Во-первых, мы затачиваем инновации под мизерный локальный рынок и постоянно пытаемся их контролировать. А это не работает — из наших инноваторов выбивают все международные амбиции, как пыль из ковра. Во-вторых, мы не пытаемся включать всю мощь международного административного ресурса и использовать его для развития партнерств с международными центрами инноваций. Проще говоря, надо уметь пиарить себя, свои достижения и делать это не хуже партнеров по планете.
Полет в космос робота Федора и предложение Рогозина расписывать ракеты под хохлому приносят больше вреда, чем пользы. Пока тон международных публикаций о России не станет значимой строчкой в списке приоритетов российского МИДа, у всякого российского стартапа будет вялотекущая шизофрения и раздвоение личности: в душе он будет хотеть захватить весь мир, но в реальности его шансы на выживание будет определять топ-менеджер какой-нибудь крупной российской монополии.

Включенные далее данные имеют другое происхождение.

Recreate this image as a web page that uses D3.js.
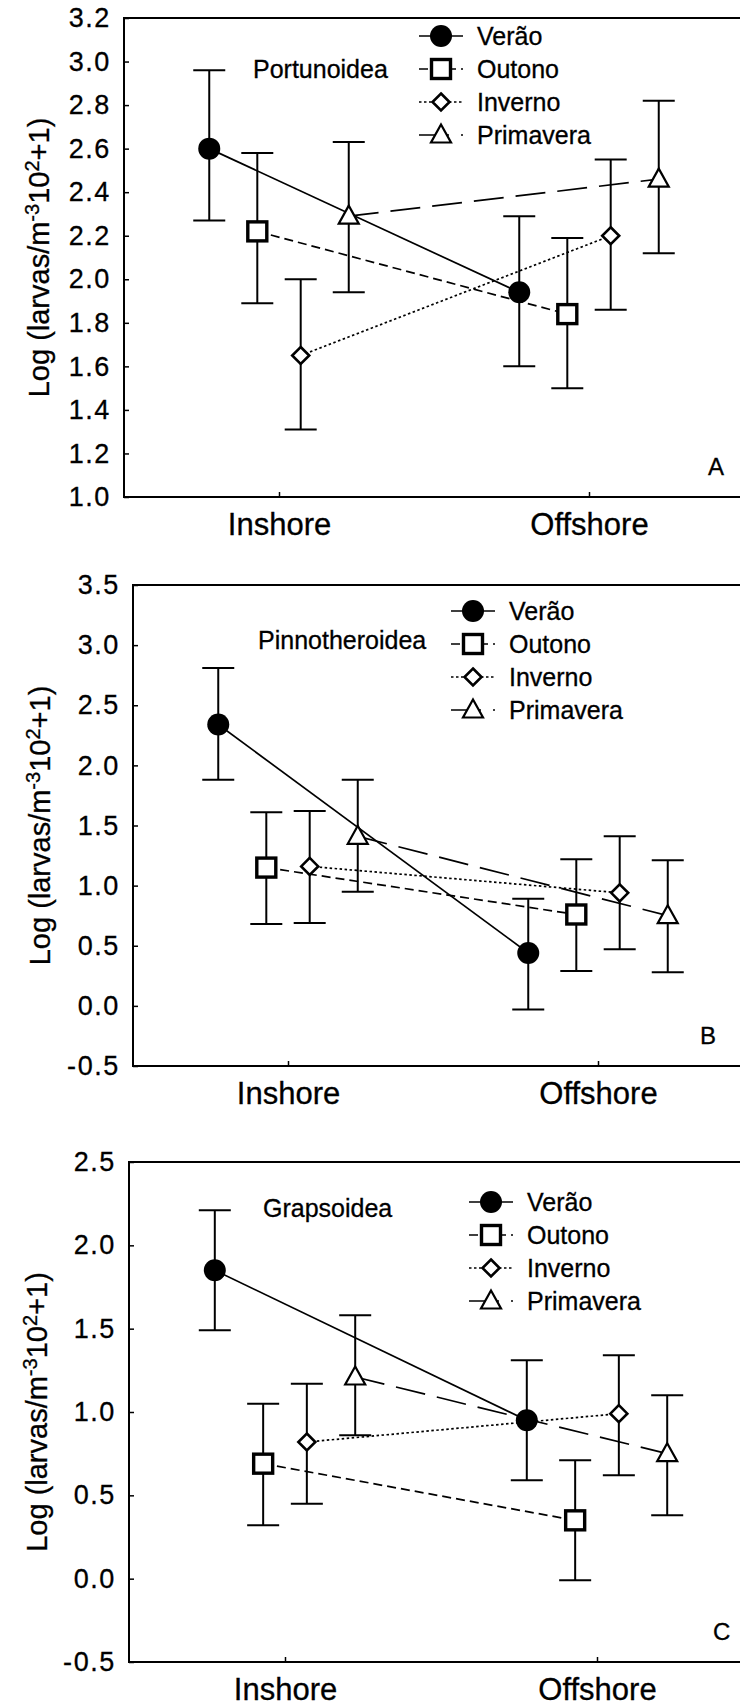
<!DOCTYPE html>
<html>
<head>
<meta charset="utf-8">
<script src="https://cdn.jsdelivr.net/npm/d3@7"></script>
<style>
  html, body { margin: 0; padding: 0; background: #fff; }
  svg { display: block; }
  text { font-family: "Liberation Sans", Arial, Helvetica, sans-serif; fill: #000; stroke: #000; stroke-width: 0.3; }
</style>
</head>
<body>
<svg id="chart" width="740" height="1706"></svg>
<script>
// ---------------- DATA ----------------
const categories = ["Inshore", "Offshore"];
const seasons = ["Verão", "Outono", "Inverno", "Primavera"];
const panelTitles = ["Portunoidea", "Pinnotheroidea", "Grapsoidea"];
const panelLetters = ["A", "B", "C"];

// means per season: [Inshore, Offshore]
const portMean = [[2.60, 1.94], [2.22, 1.84], [1.65, 2.20], [2.29, 2.46]];
const portLow  = [[2.27, 1.60], [1.89, 1.50], [1.31, 1.86], [1.94, 2.12]];
const portHigh = [[2.96, 2.29], [2.58, 2.19], [2.00, 2.55], [2.63, 2.82]];

const pinnMean = [[2.34, 0.44], [1.15, 0.76], [1.16, 0.94], [1.41, 0.75]];
const pinnLow  = [[1.88, -0.03], [0.68, 0.29], [0.69, 0.47], [0.95, 0.28]];
const pinnHigh = [[2.81, 0.89], [1.61, 1.22], [1.62, 1.41], [1.88, 1.21]];

const grapMean = [[1.85, 0.95], [0.69, 0.35], [0.82, 0.99], [1.21, 0.75]];
const grapLow  = [[1.49, 0.59], [0.32, -0.01], [0.45, 0.62], [0.86, 0.38]];
const grapHigh = [[2.21, 1.31], [1.05, 0.71], [1.17, 1.34], [1.58, 1.10]];

const portTicks = [1.0, 1.2, 1.4, 1.6, 1.8, 2.0, 2.2, 2.4, 2.6, 2.8, 3.0, 3.2];
const pinnTicks = [-0.5, 0.0, 0.5, 1.0, 1.5, 2.0, 2.5, 3.0, 3.5];
const grapTicks = [-0.5, 0.0, 0.5, 1.0, 1.5, 2.0, 2.5];

// ---------------- LAYOUT / STYLE ----------------
const svg = d3.select("#chart");
const seasonOffset = [-0.225, -0.07, 0.07, 0.225];
const dashes = [null, "9,5", "2.5,2.5", "30,12"];

const panels = [
  { mean: portMean, low: portLow, high: portHigh, ticks: portTicks,
    left: 124, top: 18, bottom: 497, span: 620,
    legX: 441, legY: 36, legStep: 33, titleX: 253, titleY: 78,
    letterX: 708, ylabX: 49 },
  { mean: pinnMean, low: pinnLow, high: pinnHigh, ticks: pinnTicks,
    left: 133, top: 585, bottom: 1066, span: 620,
    legX: 473, legY: 611, legStep: 33, titleX: 258, titleY: 649,
    letterX: 700, ylabX: 50 },
  { mean: grapMean, low: grapLow, high: grapHigh, ticks: grapTicks,
    left: 129, top: 1162, bottom: 1662, span: 624,
    legX: 491, legY: 1202, legStep: 33, titleX: 263, titleY: 1217,
    letterX: 713, ylabX: 47 }
];

function drawMarker(g, s, x, y) {
  if (s === 0) {
    g.append("circle").attr("cx", x).attr("cy", y).attr("r", 11).attr("fill", "#000");
  } else if (s === 1) {
    g.append("rect").attr("x", x - 9.5).attr("y", y - 9.5).attr("width", 19).attr("height", 19)
      .attr("fill", "#fff").attr("stroke", "#000").attr("stroke-width", 3.4);
  } else if (s === 2) {
    const h = 8.5;
    g.append("path").attr("d", `M${x},${y - h}L${x + h},${y}L${x},${y + h}L${x - h},${y}Z`)
      .attr("fill", "#fff").attr("stroke", "#000").attr("stroke-width", 2.6);
  } else {
    g.append("path").attr("d", `M${x},${y - 10.5}L${x + 10},${y + 7.5}L${x - 10},${y + 7.5}Z`)
      .attr("fill", "#fff").attr("stroke", "#000").attr("stroke-width", 2.2);
  }
}

panels.forEach((p, pi) => {
  const g = svg.append("g");
  const x = d3.scaleLinear().domain([-0.5, 1.5]).range([p.left, p.left + p.span]);
  const y = d3.scaleLinear().domain([p.ticks[0], p.ticks[p.ticks.length - 1]]).range([p.bottom, p.top]);

  // frame
  g.append("path")
    .attr("d", `M${p.left + p.span + 5},${p.top}H${p.left}V${p.bottom}H${p.left + p.span + 5}`)
    .attr("fill", "none").attr("stroke", "#000").attr("stroke-width", 2);

  // y axis (ticks inward)
  const yAxis = d3.axisLeft(y).tickValues(p.ticks).tickFormat(d => d.toFixed(1))
    .tickSizeInner(-5).tickSizeOuter(0).tickPadding(13);
  const ya = g.append("g").attr("transform", `translate(${p.left},0)`).call(yAxis);
  ya.select(".domain").remove();
  ya.selectAll("line").attr("stroke", "#000").attr("stroke-width", 1.5);
  ya.selectAll("text").attr("font-size", 27).attr("letter-spacing", 1.6)
    .style("font-family", '"Liberation Sans", Arial, sans-serif').attr("fill", "#000");

  // x axis (ticks inward)
  const xAxis = d3.axisBottom(x).tickValues([0, 1]).tickFormat(i => categories[i])
    .tickSizeInner(-5).tickSizeOuter(0).tickPadding(16);
  const xa = g.append("g").attr("transform", `translate(0,${p.bottom})`).call(xAxis);
  xa.select(".domain").remove();
  xa.selectAll("line").attr("stroke", "#000").attr("stroke-width", 1.5);
  xa.selectAll("text").attr("font-size", 31)
    .style("font-family", '"Liberation Sans", Arial, sans-serif').attr("fill", "#000");

  // y axis title
  const yl = g.append("text")
    .attr("transform", `translate(${p.ylabX},${(p.top + p.bottom) / 2}) rotate(-90)`)
    .attr("text-anchor", "middle").attr("font-size", 29);
  yl.append("tspan").text("Log (larvas/m");
  yl.append("tspan").attr("font-size", 20).attr("baseline-shift", "48%").text("-3");
  yl.append("tspan").text("10");
  yl.append("tspan").attr("font-size", 20).attr("baseline-shift", "48%").text("2");
  yl.append("tspan").text("+1)");

  // panel title & letter
  g.append("text").attr("x", p.titleX).attr("y", p.titleY).attr("font-size", 25).text(panelTitles[pi]);
  g.append("text").attr("x", p.letterX).attr("y", p.bottom - 22).attr("font-size", 24).text(panelLetters[pi]);

  // error bars
  seasons.forEach((s, si) => {
    [0, 1].forEach(ci => {
      const cx = x(ci + seasonOffset[si]);
      const y0 = y(p.low[si][ci]), y1 = y(p.high[si][ci]);
      g.append("line").attr("x1", cx).attr("x2", cx).attr("y1", y0).attr("y2", y1)
        .attr("stroke", "#000").attr("stroke-width", 2);
      [y0, y1].forEach(yy => g.append("line").attr("x1", cx - 16).attr("x2", cx + 16)
        .attr("y1", yy).attr("y2", yy).attr("stroke", "#000").attr("stroke-width", 2));
    });
  });

  // connecting lines
  const line = d3.line().x(d => x(d.c + d.o)).y(d => y(d.v));
  seasons.forEach((s, si) => {
    const pts = [0, 1].map(ci => ({ c: ci, o: seasonOffset[si], v: p.mean[si][ci] }));
    g.append("path").attr("d", line(pts)).attr("fill", "none").attr("stroke", "#000")
      .attr("stroke-width", 1.7).attr("stroke-dasharray", dashes[si]);
  });

  // markers
  seasons.forEach((s, si) => {
    [0, 1].forEach(ci => drawMarker(g, si, x(ci + seasonOffset[si]), y(p.mean[si][ci])));
  });

  // legend
  seasons.forEach((s, si) => {
    const ly = p.legY + si * p.legStep;
    g.append("line").attr("x1", p.legX - 22).attr("x2", p.legX + 22).attr("y1", ly).attr("y2", ly)
      .attr("stroke", "#000").attr("stroke-width", 1.7).attr("stroke-dasharray", dashes[si]);
    drawMarker(g, si, p.legX, ly);
    g.append("text").attr("x", p.legX + 36).attr("y", ly).attr("dy", "0.36em")
      .attr("font-size", 25).text(s);
  });
});
</script>
</body>
</html>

И это огромная проблема, которая должна вдохновить власть на пересмотр роли инноваций в бюджете страны — нельзя сравнивать стартапы с нефтянкой и терять интерес. Это убивает самое важное в ДНК страны — инициативу молодежи, которая еще не зашорена и еще что-то хочет делать. Отсутствие потенциала глобальности, масштаба, амбиций и есть главные причины оттока молодых талантов на Запад. Они просто хотят иметь выбор. Или его иллюзию. Но точно не готовы на его отсутствие.